彼の支持率を大きく上げたことの極めつけは他の国に屈しない態度と実績だ。
「他人を嫌うことを国家がらみで推奨しているのは韓国と中国と北朝鮮だけだ。結局あの辺は似たり寄ったりだな」とか「韓国という国も、中国という国も、北朝鮮という国も、いい国だ。政府を仕切ってるのが小学生だってこと以外は」などと堂々罵ったり、竹島領有権問題については、独島(竹島)に関する記念日があるくらい独島好きな韓国に対して「早く領土問題を終わらせよう。お互いの国民のストレス値が上がって病人が増えるだけだ。だからお互い健康な社会をつくるために私は早くこの問題をすぐに片づけたい。そこでひとつ提案しよう。日本人はそんなに竹島が好きじゃない。そんなに欲しいなら竹島のひとつやふたつ、くれてやる」と譲歩した上で「その代わり独島の周りの海をくれ。日本は独島の周りの資源が欲しいんだ。この方法だったらお互い欲しい物が手に入って利害が一致するじゃないか。それとも両者とも一歩も譲らずに、人を殺した数で競うか?」と挑発的に発言し、実際には海全部を貰えたわけではないが問題を片づけた。

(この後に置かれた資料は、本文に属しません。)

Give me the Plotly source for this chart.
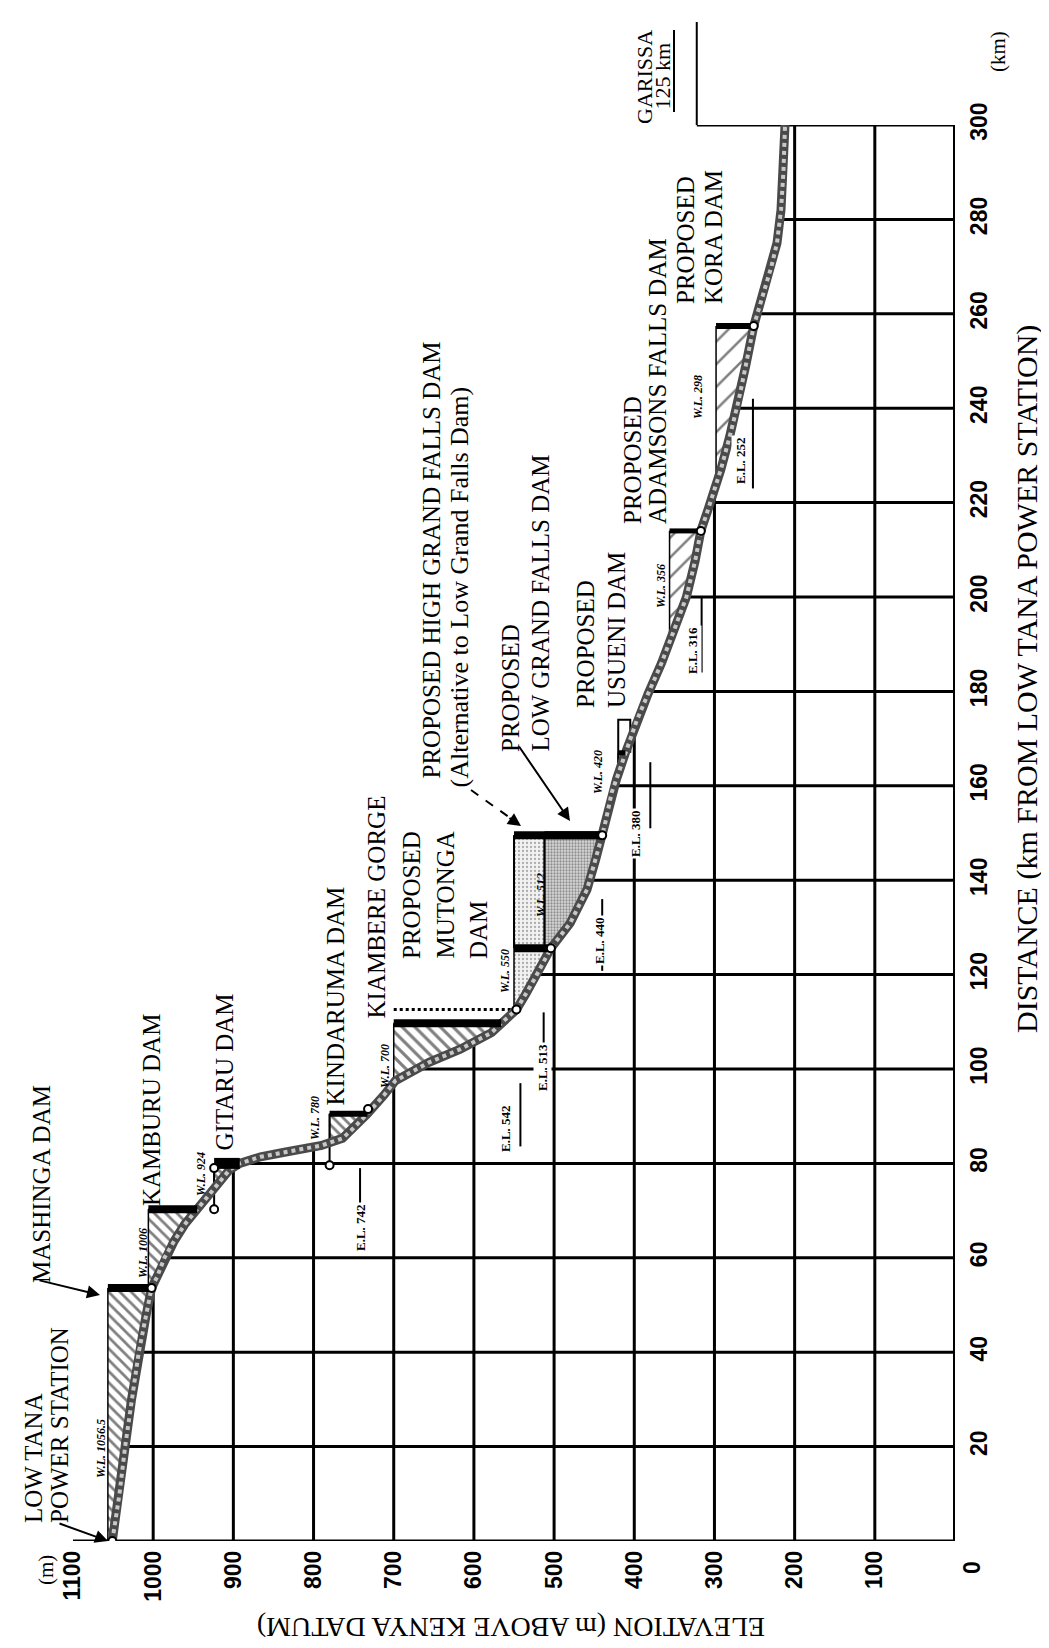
"""Tana River longitudinal profile with existing and proposed dams (rotated layout)"""
import numpy as np
import plotly.graph_objects as go

# river bed profile: distance from Low Tana power station (km) and bed elevation (m)
profile_km = [0, 10, 20, 30, 40, 47.7, 53.6, 56, 60, 63.5, 67, 70.3, 73, 75.8, 78.6, 80,
              81.4, 82.3, 83.2, 83.8, 85.3, 87.5, 90.5, 94.5, 97.5, 101.4, 104.2, 107.7,
              109.7, 112.6, 116, 119.2, 125.6, 130.9, 138, 144.5, 149.5, 153, 158.7, 161.5,
              167, 173.8, 179.4, 186, 193.6, 200, 207.7, 214, 218, 222, 227, 234, 241.5,
              249, 257.4, 262, 266, 270, 275, 282, 290, 300]
profile_m = [1051, 1042, 1035, 1027, 1018, 1009, 1002, 995, 986, 974, 961, 945, 932, 920, 905,
             892, 866, 838, 810, 790, 764, 750, 733, 712, 698, 656, 617, 578, 566, 547, 535,
             524, 504, 480, 459, 448, 440, 435, 428, 422, 411, 397, 383, 366, 349, 335, 324,
             317, 309, 301, 292, 281, 270, 261, 251, 243, 236, 229, 222, 217, 214, 212]

# dams: location (km) and water level (m)
dam_names = ["Mashinga", "Kamburu", "Gitaru", "Kindaruma", "Mutonga",
             "High Grand Falls", "Low Grand Falls", "Usueni", "Adamsons Falls", "Kora"]
dam_km = [53.6, 70.3, 80.0, 90.5, 109.7, 149.5, 149.5, 167.0, 214.0, 257.4]
dam_wl = [1056.5, 1006, 924, 780, 700, 550, 512, 420, 356, 298]
wl_labels = ["W.L. 1056.5", "W.L. 1006", "W.L. 924", "W.L. 780", "W.L. 700",
             "W.L. 550", "W.L. 512", "W.L. 420", "W.L. 356", "W.L. 298"]

# E.L. marks (elevation, km span of the underline)
el_values = [742, 542, 513, 440, 380, 316, 252]
el_from_km = [62, 83.6, 100.5, 120.8, 151, 184, 223]
el_to_km = [79, 97, 112, 136, 165, 200, 242]

# open circles on the profile (elevation, km)
circle_m = [1051, 1002, 924, 924, 780, 732, 547, 504, 440, 317, 251]
circle_km = [0, 53.6, 70.3, 79.0, 79.6, 91.5, 112.6, 125.6, 149.5, 214, 257.4]

garissa_m = 322  # Garissa marker on the 300 km line

elev_ticks = [1100, 1000, 900, 800, 700, 600, 500, 400, 300, 200, 100, 0]
dist_ticks = list(range(0, 301, 20))

SERIF = "Liberation Serif, Times New Roman, serif"
SANS = "Liberation Sans, Arial, sans-serif"

km = np.array(profile_km, dtype=float)
el = np.array(profile_m, dtype=float)


def bed_at(d):
    return float(np.interp(d, km, el))


def km_at(e):
    return float(np.interp(e, el[::-1], km[::-1]))


# page pixel -> paper fraction (plot area 65..947 x 117..1533)
def px(x):
    return (x - 65) / 882


def py(y):
    return (1533 - y) / 1416


def reservoir(d, wl):
    d0 = max(km_at(wl), 0.0)
    inside = (km > d0) & (km < d)
    xs = [wl, bed_at(d)] + list(el[inside][::-1]) + [bed_at(d0), wl, wl]
    ys = [d, d] + list(km[inside][::-1]) + [d0, d0, d]
    return xs, ys


fig = go.Figure()

# grid, clipped by the river profile
gx, gy = [], []
for e in elev_ticks[1:-1]:
    top = km_at(e) if e >= el.min() else 300
    gx += [e, e, None]
    gy += [0, top, None]
for d in dist_ticks:
    left = 1100 if d == 0 else (garissa_m if d == 300 else bed_at(d))
    gx += [left, 0, None]
    gy += [d, d, None]
fig.add_trace(go.Scatter(x=gx, y=gy, mode="lines", line=dict(color="black", width=3),
                         hoverinfo="skip", showlegend=False))
fig.add_trace(go.Scatter(x=[0, 0], y=[0, 300], mode="lines", line=dict(color="black", width=4),
                         hoverinfo="skip", showlegend=False))

# reservoirs
fills = {
    "Mashinga": dict(shape="\\", size=8, solidity=0.35, fgcolor="black", bgcolor="white"),
    "Kamburu": dict(shape="\\", size=8, solidity=0.35, fgcolor="black", bgcolor="white"),
    "Gitaru": dict(shape="\\", size=6, solidity=0.5, fgcolor="black", bgcolor="white"),
    "Kindaruma": dict(shape="\\", size=7, solidity=0.4, fgcolor="black", bgcolor="white"),
    "Mutonga": dict(shape="\\", size=9, solidity=0.35, fgcolor="black", bgcolor="white"),
    "High Grand Falls": dict(shape=".", size=4, solidity=0.25, fgcolor="#666", bgcolor="#f2f2f2"),
    "Low Grand Falls": dict(shape=".", size=3, solidity=0.45, fgcolor="#444", bgcolor="#d8d8d8"),
    "Usueni": dict(shape="\\", size=6, solidity=0.3, fgcolor="black", bgcolor="white"),
    "Adamsons Falls": dict(shape="/", size=14, solidity=0.18, fgcolor="black", bgcolor="white"),
    "Kora": dict(shape="/", size=16, solidity=0.16, fgcolor="black", bgcolor="white"),
}
for name, d, wl in zip(dam_names, dam_km, dam_wl):
    xs, ys = reservoir(d, wl)
    fig.add_trace(go.Scatter(x=xs, y=ys, mode="lines", fill="toself",
                             fillpattern=fills[name], line=dict(color="black", width=1.5),
                             hoverinfo="skip", showlegend=False))

# outline boxes / water level lines
ox = [550, 550, None, 512, 512, None, 780, 780, None, 924, 924, None,
      420, 420, 405, 405, None]
oy = [149.5, 125.6, None, 149.5, 125.6, None, 90.5, 79.6, None, 79.0, 70.3, None,
      161.5, 174, 174, 167, None]
fig.add_trace(go.Scatter(x=ox, y=oy, mode="lines", line=dict(color="black", width=2),
                         hoverinfo="skip", showlegend=False))
fig.add_trace(go.Scatter(x=[700, 547], y=[112.6, 112.6], mode="lines",
                         line=dict(color="black", width=3, dash="dot"),
                         hoverinfo="skip", showlegend=False))

# river bed profile
fig.add_trace(go.Scatter(x=profile_m, y=profile_km, mode="lines",
                         line=dict(color="#4a4a4a", width=9), hoverinfo="skip", showlegend=False))
fig.add_trace(go.Scatter(x=profile_m, y=profile_km, mode="lines",
                         line=dict(color="#c8c8c8", width=4, dash="dot"),
                         hoverinfo="skip", showlegend=False))

# dam walls
bar_w = [8, 8, 11, 6, 8, 8, 8, 5, 5, 6]
for d, wl, w in zip(dam_km, dam_wl, bar_w):
    fig.add_trace(go.Scatter(x=[wl, bed_at(d)], y=[d, d], mode="lines",
                             line=dict(color="black", width=w), hoverinfo="skip",
                             showlegend=False))
fig.add_trace(go.Scatter(x=[550, 504], y=[125.6, 125.6], mode="lines",
                         line=dict(color="black", width=8), hoverinfo="skip", showlegend=False))

# E.L. underlines
ex, ey = [], []
for v, a, b in zip(el_values, el_from_km, el_to_km):
    ex += [v, v, None]
    ey += [a, b, None]
fig.add_trace(go.Scatter(x=ex, y=ey, mode="lines", line=dict(color="black", width=2),
                         hoverinfo="skip", showlegend=False))

fig.add_trace(go.Scatter(x=circle_m, y=circle_km, mode="markers",
                         marker=dict(symbol="circle", size=8, color="white",
                                     line=dict(color="black", width=2)),
                         hoverinfo="skip", showlegend=False))

# ---- text ----
ann = []


def label(text, x, y, size=25, anchor="middle", angle=-90, font=SERIF, bg=None, weight=None):
    f = dict(family=font, size=size, color="black")
    if weight:
        f["weight"] = weight
    a = dict(text=text, xref="paper", yref="paper", x=px(x), y=py(y), showarrow=False,
             textangle=angle, xanchor="center", yanchor=anchor, font=f)
    if bg:
        a["bgcolor"] = bg
    ann.append(a)


label("LOW TANA", 25, 1517, anchor="bottom")
label("POWER STATION", 51, 1517, anchor="bottom")
label("MASHINGA DAM", 33, 1277, anchor="bottom")
label("KAMBURU DAM", 143, 1200, anchor="bottom")
label("GITARU DAM", 216, 1145, anchor="bottom")
label("KINDARUMA DAM", 327, 1100, anchor="bottom")
label("KIAMBERE GORGE", 368, 1013, anchor="bottom")
label("PROPOSED", 403, 953, anchor="bottom")
label("MUTONGA", 437, 953, anchor="bottom")
label("DAM", 470, 953, anchor="bottom")
label("PROPOSED HIGH GRAND FALLS DAM", 423, 773, anchor="bottom")
label("(Alternative to Low Grand Falls Dam)", 451, 782, size=26, anchor="bottom")
label("PROPOSED", 502, 746, anchor="bottom")
label("LOW GRAND FALLS DAM", 532, 746, anchor="bottom")
label("PROPOSED", 577, 702, anchor="bottom")
label("USUENI DAM", 608, 702, anchor="bottom")
label("PROPOSED", 624, 518, anchor="bottom")
label("ADAMSONS FALLS DAM", 649, 518, anchor="bottom")
label("PROPOSED", 677, 298, anchor="bottom")
label("KORA DAM", 705, 298, anchor="bottom")
label("GARISSA", 636, 118, size=22, anchor="bottom")
label("125 km", 654, 104, size=22, anchor="bottom")

wl_pos = [(93, 1441), (135, 1245), (193, 1166), (307, 1110), (377, 1058),
          (497, 963), (533, 887), (590, 764), (653, 578), (690, 389)]
for t, (x, y) in zip(wl_labels, wl_pos):
    label("<b><i>" + t + "</i></b>", x, y, size=12)

el_pos = [(352, 1220), (497, 1121), (534, 1060), (591, 933), (627, 826), (684, 643), (732, 453)]
for v, (x, y) in zip(el_values, el_pos):
    label("<b>E.L. %d</b>" % v, x, y, size=13, bg="white")

label("(m)", 38, 1562, size=21)
label("0", 964, 1560, size=23, font=SANS, weight="bold")
label("(km)", 990, 44, size=21)
label("DISTANCE (km FROM LOW TANA POWER STATION)", 1019, 671, size=30)
label("ELEVATION (m ABOVE KENYA DATUM)", 503, 1620, size=28, angle=180)

# arrows
for hx, hy, tx, ty in [(100, 1533, 50, 1515), (92, 1287, 30, 1272),
                       (562, 813, 510, 737), (513, 818, 500, 809)]:
    ann.append(dict(x=px(hx), y=py(hy), xref="paper", yref="paper", text="",
                    showarrow=True, ax=tx - hx, ay=ty - hy, arrowhead=2,
                    arrowsize=1.3, arrowwidth=2, arrowcolor="black"))

gx_px = 947 - garissa_m * 0.802
shapes = [
    # dashed leader of the High Grand Falls arrow
    dict(type="line", xref="paper", yref="paper", x0=px(463), y0=py(782), x1=px(505), y1=py(812),
         line=dict(color="black", width=2, dash="dash")),
    # Garissa marker and underline
    dict(type="line", xref="paper", yref="paper", x0=px(gx_px), y0=py(117), x1=px(gx_px), y1=py(14),
         line=dict(color="black", width=2)),
    dict(type="line", xref="paper", yref="paper", x0=px(666), y0=py(104), x1=px(666), y1=py(22),
         line=dict(color="black", width=2)),
]

fig.update_layout(
    width=1049, height=1648,
    margin=dict(l=65, r=102, t=117, b=115),
    paper_bgcolor="white", plot_bgcolor="white",
    showlegend=False,
    annotations=ann, shapes=shapes,
    xaxis=dict(range=[1100, 0], showgrid=False, zeroline=False, showline=False,
               tickmode="array", tickvals=elev_ticks,
               ticktext=[str(v) if v else "" for v in elev_ticks],
               tickangle=-90, ticks="", ticklabelstandoff=4,
               tickfont=dict(family=SANS, size=23, color="black", weight="bold")),
    yaxis=dict(range=[0, 300], side="right", showgrid=False, zeroline=False, showline=False,
               tickmode="array", tickvals=dist_ticks,
               ticktext=[str(v) if v else "" for v in dist_ticks],
               tickangle=-90, ticks="", ticklabelstandoff=8,
               tickfont=dict(family=SANS, size=23, color="black", weight="bold")),
)

fig.write_html("out.html")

他にも何か政策をする時は国会で話し合ってすぐ始めるというだけでなく、「国民の皆様、今まで慣れ親しんだルールを私の一存で変えてしまい、迷惑をおかけしてしまうことを心からお詫びさせていただきます」とカメラの前で頭を下げ、「もしこの政策が失敗して皆さまに更なる迷惑をおかけしてしまった際には私は全財産をばらまき、切腹させていただきます」と今までの偉そうな政治家が一切見せなかったような誠意を見せたりもした。

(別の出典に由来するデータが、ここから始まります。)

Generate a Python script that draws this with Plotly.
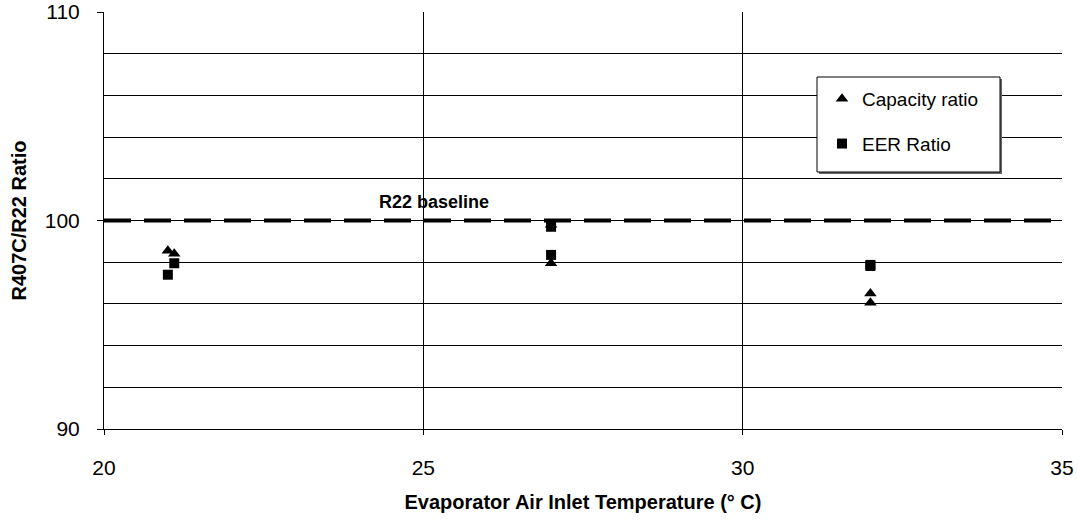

そのようなことが多々あって、彼を「坂本龍馬以来のヒーローだ」と支持する人は多く、神とまで崇める「信者」と呼ばれる人たちまで現れている。役者の立場から見ても彼の立ち振る舞いや演説は息を飲むほど素晴らしいものだ。
そういえば師に「孝明は演説が似合いそうだな。その内そんな役が回るかもしれないから酒井首相を見習っておけよ」と言われたことがある。なので俺は何度か彼の演説で使う言葉や仕草などを研究したことがある。
「音楽記号のフォルテの強さを軸に、抑揚を付けながら一言一言はっきり話す。瞬きは極力少なくする。目は大きく開きすぎない。でも力強い眼力は必要だ。そして胸を張れ」といった具合に。
もちろん彼のそういった態度の大きさに危惧する者や「近いうちに酒井は独裁を生み出す」と主張する人もいるが、あまり多いとは言えない。信者の中には「あの人なら独裁でも構わない。いや、独裁すべきだ」と主張する人さえいるのだとか。
プライベートもしっかりしてそうだし特に悪い点はなさそういが、あえて弱点を挙げるとしたら結婚していないことだろうか。ルックスも適度にいいし、中身もしっかり伴っているのにどうして結婚していないのだろうか。ネットではゲイ疑惑まで出ている。
ニュース番組が終わってよく分からない芸術番組が始まったのでテレビの電源を切った。
携帯電話はまだ沈黙を守っている。
それにしても何だろう? この違和感は。何か重要なことを忘れているような。